Oh no, well hopefully you will tucker that little girl out alot before bed time and all shse will want to do is sleep....I hope the dark is kinder to you. good thing you both took a week off work...sure wish I had...
GOOD LUCK!!!


----------



## colpa110 (Jul 5, 2011)

Turi said:


> Thank you for all your comments. Grabbing a moment whilst she sleeps...
> 
> We tried putting her in her crate whilst we ate and the noises  We are in for a looooooong night. She has mastered 'the hyena', 'the choke', 'the head back and howl'. Let's just say she doesn't have the voice of an Angel...


Looks like you might be needing those ear plugs....hope you have a good night


----------



## JulesB (Mar 6, 2011)

Good luck tonight! She looks gorgeous and glad she's settling in well. As for the noises coming from her, it's AMAZING how much noise can come out of such a tiny, cute little bundle!!

Xx


----------



## Emma (Apr 29, 2011)

Oh my goodness can't believe saffi is here! Where did time go! She is gorgeous turi! Best of luck for tonight, she might surprise u and quieter down quickly. I had my bf warned that we were in for a long night when we brought Maggie home and she whimpered for less than five mins and slept right thru. Now he thinks all puppies are like that lol! Emma x


----------



## claire71 (Jan 9, 2012)

Saffi is beautiful Turi :love-eyes: I hope you have a good (and peaceful!) night with her.


----------



## MillieDog (Jun 1, 2011)

Finally, I've managed to get on ILMC.  Bit of a full day.

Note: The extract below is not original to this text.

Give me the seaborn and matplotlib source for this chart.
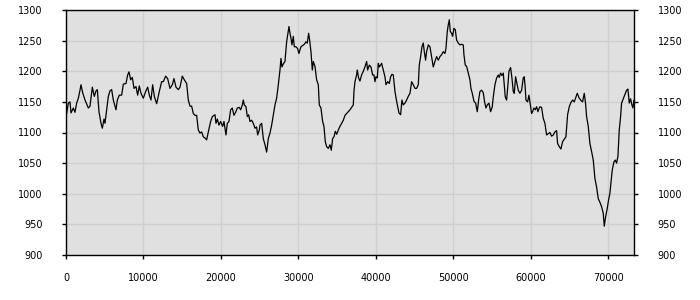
import matplotlib
matplotlib.use("Agg")
import matplotlib.pyplot as plt
import seaborn as sns
import pandas as pd

# ---- data ----
x_vals = [
    0, 86, 301, 516, 645, 946, 1161, 1376, 1591, 1806, 1935, 2150, 2452, 2882, 3097, 3398,
    3656, 3871, 4043, 4258, 4516, 4688, 4903, 5032, 5247, 5462, 5677, 5892, 6107, 6452,
    6624, 6882, 7183, 7398, 7742, 7957, 8129, 8344, 8559, 8774, 9032, 9247, 9462, 9677,
    9978, 10280, 10537, 10753, 10968, 11183, 11398, 11699, 12043, 12344, 12559, 12860,
    13118, 13419, 13720, 13935, 14193, 14494, 14709, 15010, 15268, 15569, 15785, 16000,
    16215, 16430, 16645, 16860, 17075, 17290, 17505, 17720, 17935, 18151, 18366, 18667,
    18882, 19226, 19355, 19527, 19742, 19957, 20215, 20387, 20645, 20817, 21032, 21247,
    21462, 21677, 21892, 22107, 22365,
    22537, 22752, 22882, 23011, 23226, 23398, 23570, 23742, 23957, 24172, 24387, 24602,
    24731, 24946,
    25032, 25247, 25462, 25677, 25892, 26108, 26323, 26538, 26753, 26968, 27183, 27398,
    27613, 27742, 27871, 28043, 28258, 28473, 28602, 28774, 28903, 29032, 29161, 29333,
    29462, 29677, 29892, 30064, 30194, 30323, 30538, 30753, 30968, 31140, 31312, 31441,
    31613, 31785, 31914, 32129, 32344, 32559, 32688, 32903, 33118, 33290, 33462, 33634,
    33849, 34064, 34236, 34408, 34581, 34753, 34925, 35140, 35355, 35570, 35785, 36000,
    36215, 36430, 36645, 36860, 37075, 37161, 37290, 37505, 37591, 37763,
    37935, 38150, 38365, 38581, 38796, 38925, 39140, 39355, 39570, 39742, 39871, 40000,
    40172, 40301, 40430, 40602, 40731, 40946, 41161, 41290, 41505, 41720, 41892, 42064,
    42236, 42451, 42666, 42795, 42967, 43182, 43354, 43526, 43741, 43956, 44171, 44387,
    44602, 44817, 45032, 45247, 45462, 45591, 45763, 45935, 46107, 46236, 46408, 46537,
    46752, 46967, 47182, 47397, 47612, 47828, 48043, 48258, 48473, 48688, 48903, 49032,
    49204, 49333, 49462, 49591,
    49763, 49892, 50064, 50236, 50408, 50623, 50838, 51053, 51268, 51354, 51526, 51698,
    51914, 52129, 52258, 52430, 52645, 52860, 53075, 53247, 53419, 53634, 53849, 54021,
    54193, 54365, 54580, 54795, 55010, 55139, 55354, 55569, 55784, 55913, 56086, 56258,
    56430, 56559, 56688, 56860, 57032, 57161, 57376, 57548, 57720, 57849, 58021, 58150,
    58365, 58580, 58795, 59010, 59139, 59268, 59354, 59569, 59741, 59870, 60085, 60214,
    60386, 60559, 60731, 60903, 61075,
    61160, 61375, 61590, 61805, 62020, 62235, 62450, 62665, 62880, 63095, 63310, 63440,
    63655, 63870, 64085, 64300, 64515, 64730, 64945, 65160, 65375, 65590, 65805, 65977,
    66192, 66407, 66665, 66880, 67052, 67181, 67396, 67611, 67827, 68042, 68257, 68472,
    68687, 68902, 69117, 69332, 69461, 69633, 69848, 70020, 70193, 70322, 70494, 70709,
    70881, 71053, 71225, 71397, 71569, 71698, 71913, 72128, 72343, 72515, 72687, 72859,
    73031, 73160, 73300,
]
y_vals = [
    1140, 1131, 1148, 1150, 1132, 1140, 1133, 1148, 1156, 1169, 1178, 1165, 1153, 1140, 1143, 1174,
    1159, 1168, 1170, 1134, 1115, 1107, 1122, 1115, 1137, 1159, 1168, 1170, 1153, 1137,
    1153, 1161, 1161, 1179, 1180, 1194, 1199, 1186, 1190, 1172, 1175, 1161, 1176, 1164,
    1156, 1167, 1174, 1161, 1153, 1178, 1159, 1147, 1167, 1183, 1183, 1192,
    1188, 1172, 1178, 1188, 1174, 1170, 1174, 1192, 1186, 1180, 1153, 1143,
    1143, 1131, 1128, 1128, 1104, 1099, 1101, 1093, 1091, 1088, 1101, 1118,
    1126, 1129, 1115, 1122, 1112, 1118, 1110, 1118, 1096, 1115, 1118, 1137,
    1140, 1128, 1133, 1140, 1141,
    1137, 1145, 1153, 1145, 1142, 1126, 1129, 1118, 1120, 1115, 1107, 1109,
    1096, 1104,
    1112, 1115, 1090, 1080, 1068, 1090, 1099, 1112, 1129, 1145, 1156, 1178,
    1202, 1221, 1207, 1212, 1216, 1248, 1259, 1273, 1262, 1254, 1243, 1257,
    1240, 1240, 1237, 1229, 1235, 1240, 1242, 1244, 1248, 1246, 1262, 1251,
    1232, 1202, 1216, 1208, 1186, 1178, 1145, 1140, 1118, 1110, 1085, 1077,
    1074, 1080, 1071, 1090, 1093, 1102, 1097, 1104, 1110, 1115, 1120, 1128,
    1131, 1134, 1137, 1141, 1145, 1167, 1183, 1194, 1202, 1189,
    1184, 1194, 1200, 1207, 1216, 1202, 1210, 1207, 1194, 1194, 1183, 1191,
    1189, 1213, 1207, 1210, 1213, 1202, 1191, 1178, 1183, 1180, 1191, 1195,
    1194, 1167, 1151, 1143, 1132, 1129, 1153, 1145, 1148, 1153, 1159, 1164,
    1183, 1178, 1172, 1172, 1178, 1210, 1224, 1240, 1246, 1232, 1218, 1232,
    1243, 1240, 1224, 1207, 1216, 1224, 1218, 1224, 1227, 1232, 1229, 1237,
    1265, 1276, 1284, 1265,
    1262, 1257, 1270, 1268, 1251, 1246, 1243, 1244, 1243, 1227, 1210, 1208,
    1197, 1186, 1172, 1164, 1151, 1148, 1134, 1153, 1167, 1169, 1165, 1150,
    1140, 1145, 1148, 1134, 1142, 1158, 1178, 1189, 1194, 1190, 1197, 1193,
    1197, 1178, 1158, 1153, 1178, 1200, 1206, 1189, 1167, 1164, 1191, 1183,
    1169, 1164, 1169, 1189, 1191, 1172, 1153, 1150, 1161, 1150, 1131, 1134,
    1140, 1137, 1142, 1134, 1140,
    1142, 1141, 1123, 1115, 1096, 1098, 1100, 1094, 1096, 1101, 1103, 1082,
    1077, 1073, 1085, 1089, 1093, 1129, 1142, 1149, 1153, 1150, 1158, 1164,
    1157, 1153, 1150, 1164, 1147, 1126, 1110, 1082, 1069, 1055, 1025, 1011,
    992, 986, 979, 968, 947, 962, 976, 990, 1001, 1017, 1039, 1052,
    1055, 1050, 1061, 1104, 1126, 1148, 1155, 1162, 1169, 1171, 1148, 1155,
    1145, 1140, 1153,
]
x_ticks = [0, 10000, 20000, 30000, 40000, 50000, 60000, 70000]
y_ticks = [900, 950, 1000, 1050, 1100, 1150, 1200, 1250, 1300]

df = pd.DataFrame({"x": x_vals, "y": y_vals})

sns.set_style("white")
plt.rcParams["font.family"] = ["DejaVu Sans"]

fig = plt.figure(figsize=(7, 3), dpi=100)
ax = fig.add_axes([66 / 700, 45 / 300, 568 / 700, 245 / 300])
ax.set_facecolor("#e0e0e0")

sns.lineplot(data=df, x="x", y="y", ax=ax, color="black", linewidth=0.9,
             estimator=None, sort=False)

ax.set_xlim(0, 73300)
ax.set_ylim(900, 1300)
ax.set_xticks(x_ticks)
ax.set_yticks(y_ticks)
ax.set_xticklabels([str(t) for t in x_ticks])
ax.set_yticklabels([str(t) for t in y_ticks])
ax.set_xlabel("")
ax.set_ylabel("")
ax.grid(True, color="#cfcfcf", linewidth=1.0)
ax.set_axisbelow(True)

for s in ax.spines.values():
    s.set_visible(True)
    s.set_color("black")
    s.set_linewidth(1.0)

ax.tick_params(axis="y", which="both", left=True, right=True, labelleft=True,
               labelright=True, direction="out", length=3, width=1, color="black",
               labelsize=7, pad=14, labelcolor="black")
ax.tick_params(axis="x", which="both", bottom=True, top=False, direction="out",
               length=3, width=1, color="black", labelsize=7, pad=10, labelcolor="black")

fig.savefig("out.png", dpi=100, facecolor="white")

So pleased Saffi has arrived safely and you've had some lovely cuddles. Shame about the noises, but I'm sure she will settle down with lots of love and cuddles.


----------



## Janev1000 (Oct 4, 2011)

Turi said:


> Thank you for all your comments. Grabbing a moment whilst she sleeps...
> 
> We tried putting her in her crate whilst we ate and the noises  We are in for a looooooong night. She has mastered 'the hyena', 'the choke', 'the head back and howl'. Let's just say she doesn't have the voice of an Angel...

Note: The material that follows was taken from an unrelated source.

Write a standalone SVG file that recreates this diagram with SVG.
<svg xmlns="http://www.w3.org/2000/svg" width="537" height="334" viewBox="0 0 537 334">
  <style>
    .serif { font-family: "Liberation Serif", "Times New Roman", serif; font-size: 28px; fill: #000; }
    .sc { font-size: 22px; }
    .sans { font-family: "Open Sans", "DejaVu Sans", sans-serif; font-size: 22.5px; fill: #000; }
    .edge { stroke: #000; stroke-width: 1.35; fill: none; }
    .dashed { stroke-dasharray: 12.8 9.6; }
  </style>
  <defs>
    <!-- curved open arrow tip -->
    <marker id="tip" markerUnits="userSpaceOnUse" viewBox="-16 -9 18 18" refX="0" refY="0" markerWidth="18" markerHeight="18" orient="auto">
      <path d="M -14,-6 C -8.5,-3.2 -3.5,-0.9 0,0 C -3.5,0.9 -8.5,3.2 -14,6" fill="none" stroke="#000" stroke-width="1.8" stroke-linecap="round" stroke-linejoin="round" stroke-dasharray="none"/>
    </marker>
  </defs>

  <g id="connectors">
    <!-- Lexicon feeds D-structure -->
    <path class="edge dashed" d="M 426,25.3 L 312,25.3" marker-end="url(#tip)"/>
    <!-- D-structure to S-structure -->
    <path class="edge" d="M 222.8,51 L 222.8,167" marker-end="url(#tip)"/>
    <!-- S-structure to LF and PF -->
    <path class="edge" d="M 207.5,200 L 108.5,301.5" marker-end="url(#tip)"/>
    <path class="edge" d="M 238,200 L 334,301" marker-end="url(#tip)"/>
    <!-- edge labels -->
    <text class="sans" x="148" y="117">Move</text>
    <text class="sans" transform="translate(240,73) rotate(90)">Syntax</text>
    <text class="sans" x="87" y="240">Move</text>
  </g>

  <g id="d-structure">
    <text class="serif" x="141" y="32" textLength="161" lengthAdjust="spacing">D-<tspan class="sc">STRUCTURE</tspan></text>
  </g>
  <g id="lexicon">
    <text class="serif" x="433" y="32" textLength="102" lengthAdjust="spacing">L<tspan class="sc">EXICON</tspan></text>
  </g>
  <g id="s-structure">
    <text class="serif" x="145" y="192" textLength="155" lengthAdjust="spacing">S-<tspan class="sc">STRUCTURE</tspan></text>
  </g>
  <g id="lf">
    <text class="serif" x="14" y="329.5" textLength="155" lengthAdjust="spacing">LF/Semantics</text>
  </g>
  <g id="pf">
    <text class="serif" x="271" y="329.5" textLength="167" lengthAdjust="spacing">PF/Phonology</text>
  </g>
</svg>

Ha Ha! We used to say Biscuit used to sound like an Orangutang!!


----------



## susanb (Jan 19, 2012)

The morning after our first night I asked my son (7) if he had slept okay and he said it had sounded like "Dogs versus Aliens" all night long. Which it had. We resolutely ignored the noise - we had decided not to come down to him. The following night he made lots of noise for only about 10 minutes and then slept through.....so its worth putting up with that first night of dogs vs aliens !!!


----------



## Sezra (May 20, 2011)

Gorgeous photos and I am so glad that she is home with you! You are now officially a Cockapoo owner after all this time! How does it feel?


----------



## loobylou (Nov 20, 2011)

Must admit charlie sleeps in our room which saves some of those problems....
he makes great noises though, my favourite is the huff puff noise he makes when hes cuddling  im sure saffi will settle down soon and will sleep tonight from all of the excitement. Be prepared for the me and my shadow syndrome, i cant go anywhere without him  it drives the family mad but i love it!


----------



## Ali79 (Mar 30, 2011)

Saffi is gorgeous Turi - enjoy  x


----------



## Anna (Dec 6, 2011)

Ahh Turi, she is a cutie, hope all goes well tonight. 


Sent from my iPhone using Tapatalk


----------



## Scarlett (Dec 15, 2011)

What a gorgeous little pup you have! Glad to hear that things are going well so far!


----------



## Jedicrazy (Apr 26, 2011)

so Turi, how was the first night? Hope all went well...


----------



## colpa110 (Jul 5, 2011)

Yes I was awaiting the ''first night'' update too Clare!! Come on Turi ..we are waiting!!


----------



## Bertie Brown (Aug 12, 2011)

Update, update, update oh and photos, photos, photos - pretty please with cockapoos on top 

Clare and Bertie


----------



## Turi (Jun 28, 2011)

Hi folks  

I'm back! Sorry for the radio silence yesterday. Totally knackered and our little demanding madam cried whenever we were out of sight. She's going to have us wrapped around her paw in no time. 

I've updated my blog with more picture. So far the cats have been SO much better than expected. A few swipes and grumbles and they spent a lot of yesterday evening upstairs but they haven't eaten her which was my worst fear :laugh:. 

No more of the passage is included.